Die Kommentare fallen heftig aus, wenn der Luzerner Martin Bühlmann (70) erzählt, was er isst: Dachs, Fuchs oder auch mal eine Katze. Er nimmt die Anfeindungen gelassen und meint, er könne sehr gut nachvollziehen, wenn jemand Mühe habe mit seinen Essgewohnheiten. Auch seine Frau dulde weder Fuchs-, Katzen- noch Dachsfleisch auf ihrem Teller. Deshalb kocht der leidenschaftliche Jäger diese Gerichte nur noch in seiner Jagdhütte im luzernischen Lieli. Oft für sich alleine, manchmal auch für Jägerfreunde.
Auf den Teller statt in die Kadaververbrennung
In seiner Hütte findet der pensionierte Logopäde die nötige Zeit fürs aufwändige Zubereiten und Kochen. Das Meiste auf seinem Tisch kommt aus der Region: Der Wein, die Teigwaren, das Gemüse, Ackerbohnen oder -erbsen – und auch das Fleisch der Tiere, die er oder seine Jägerfreunde im hiesigen Wald schiessen. «Mir ist es lieber, die Tiere zu essen, als sie in den Abfall zu schmeissen, damit sie schliesslich in der Kadaver-Verbrennung landen», meint Martin Bühlmann. Denn er respektiere die Tiere – im Leben wie im Tod.
Katzenfleisch als «Falscher Hase»
Was der Allesesser macht, ist gesetzeskonform. «Im Kanton Luzern dürfen Katzen, die man im Wald antrifft, geschossen werden», erklärt Otto Holzgang, Abteilungsleiter Natur, Jagd und Fischerei im Kanton Luzern, «für den Eigengebrauch ist es erlaubt, das Fleisch von Fuchs-, Dachs- oder auch Katzen, die im Sinne des Jagdgesetzes erlegt wurden, zu essen. Es darf aber weder verkauft noch verschenkt werden.»

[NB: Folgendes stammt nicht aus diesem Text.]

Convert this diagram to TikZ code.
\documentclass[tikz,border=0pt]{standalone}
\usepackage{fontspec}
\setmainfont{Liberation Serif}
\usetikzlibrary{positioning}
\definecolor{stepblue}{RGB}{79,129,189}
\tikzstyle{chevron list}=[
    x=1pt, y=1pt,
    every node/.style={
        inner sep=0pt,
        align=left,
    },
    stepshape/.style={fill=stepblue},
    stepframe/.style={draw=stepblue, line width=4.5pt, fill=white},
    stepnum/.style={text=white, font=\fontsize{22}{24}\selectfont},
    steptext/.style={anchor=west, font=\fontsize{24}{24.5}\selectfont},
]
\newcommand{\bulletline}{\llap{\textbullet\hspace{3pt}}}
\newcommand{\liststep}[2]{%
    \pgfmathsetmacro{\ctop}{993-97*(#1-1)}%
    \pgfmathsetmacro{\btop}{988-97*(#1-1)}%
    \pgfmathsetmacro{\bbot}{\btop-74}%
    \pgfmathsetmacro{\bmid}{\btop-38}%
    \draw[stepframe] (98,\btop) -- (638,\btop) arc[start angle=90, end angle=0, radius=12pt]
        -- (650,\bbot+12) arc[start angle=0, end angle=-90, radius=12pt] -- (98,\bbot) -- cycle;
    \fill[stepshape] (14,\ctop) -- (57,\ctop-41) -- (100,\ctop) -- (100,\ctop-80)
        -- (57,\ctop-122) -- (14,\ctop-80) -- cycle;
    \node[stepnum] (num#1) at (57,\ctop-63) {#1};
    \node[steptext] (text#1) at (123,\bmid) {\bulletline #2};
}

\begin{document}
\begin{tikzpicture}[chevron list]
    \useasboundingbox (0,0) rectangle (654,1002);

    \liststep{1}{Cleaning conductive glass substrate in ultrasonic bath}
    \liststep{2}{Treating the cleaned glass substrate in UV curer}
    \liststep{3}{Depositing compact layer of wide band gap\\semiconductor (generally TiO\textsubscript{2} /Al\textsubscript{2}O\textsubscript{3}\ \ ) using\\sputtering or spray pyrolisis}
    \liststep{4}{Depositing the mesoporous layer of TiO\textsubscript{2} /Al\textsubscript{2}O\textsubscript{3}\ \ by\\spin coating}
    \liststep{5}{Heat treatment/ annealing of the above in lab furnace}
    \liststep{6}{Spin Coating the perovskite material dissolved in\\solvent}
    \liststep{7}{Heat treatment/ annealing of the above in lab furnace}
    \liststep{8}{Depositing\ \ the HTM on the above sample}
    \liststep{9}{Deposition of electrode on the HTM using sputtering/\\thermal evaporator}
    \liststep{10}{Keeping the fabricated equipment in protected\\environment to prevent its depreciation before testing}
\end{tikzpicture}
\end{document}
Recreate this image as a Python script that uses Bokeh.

Noch vor wenigen Jahrzehnten waren Allesesser weit verbreitet. Fleisch war teuer. Katzenfleisch wurde als «Falscher Hase» angepriesen. Der Luzerner Jagd-Verantwortliche Otto Holzgang kennt mehrere Leute, die Dachsfleisch gegessen haben: «Über die kulinarischen Qualitäten lässt sich anscheinend streiten.» Aber für ihn ist in der ganzen Diskussion klar: «Ich werde in naher Zukunft sowohl Fuchs als auch Dachs mindestens einmal selber zubereiten und essen.»
«Der Allesesser»: ein Filmporträt von Lars Gotsch
Die ebenso spezielle wie konsequente Haltung von Martin Bühlmann hat das Interesse des Studenten Lars Gotsch geweckt. Der 25 Jahre junge Filmer drehte für seine Abschlussarbeit an der Hochschule Chur ein Filmporträt. Für den «Allesesser» erhielt er die Bestnote. Der Film löste bei Dozenten und Studenten Diskussionen und Emotionen aus. Lars Gotsch: «Am Anfang fanden alle: Wäähh, das geht doch nicht! Sie verurteilten Martin Bühlmann als Grüsel. Aber am Schluss des Films zeigten sich die meisten Zuschauer versöhnt und fanden: Der Mann hat recht!»
Im Film erfährt das Publikum, dass Jäger Bühlmann kein Katzenhasser ist. Verwilderte Katzen stören in seinen Augen das natürliche Gleichgewicht des Waldes. Und die Jagdverordnung erlaube ihm, solche Büsis zu töten. Anstatt sie zur Kadaverstelle zu bringen, verwertet er sie. Gut gewürzt landet das Fleisch schliesslich im Kochtopf. «Wenn ich einen Dachs à la Rehpfeffer zubereite, dann schmeckt auch Dachs ganz gut», beurteilt der Hobbykoch sein Gericht.
«Ich habe nichts zu verstecken!»
Der Jungfilmer Lars Gotsch plant nun, seinen Film «Der Allesesser» auf dem Internetportal Youtube hochzuladen. Martin Bühlmann ist damit einverstanden. Denn er habe kein Problem, dass er und seine Essgewohnheit auch in einer breiten Öffentlichkeit kontrovers diskutiert würden.
Bühlmann ist sich bewusst, dass er mit heftigen Angriffe auf seine Person rechnen muss. «Aber ich bin halt nun mal so. Ich esse Dachs-, Fuchs- oder Katzenfleisch. Ich habe nichts zu verstecken!»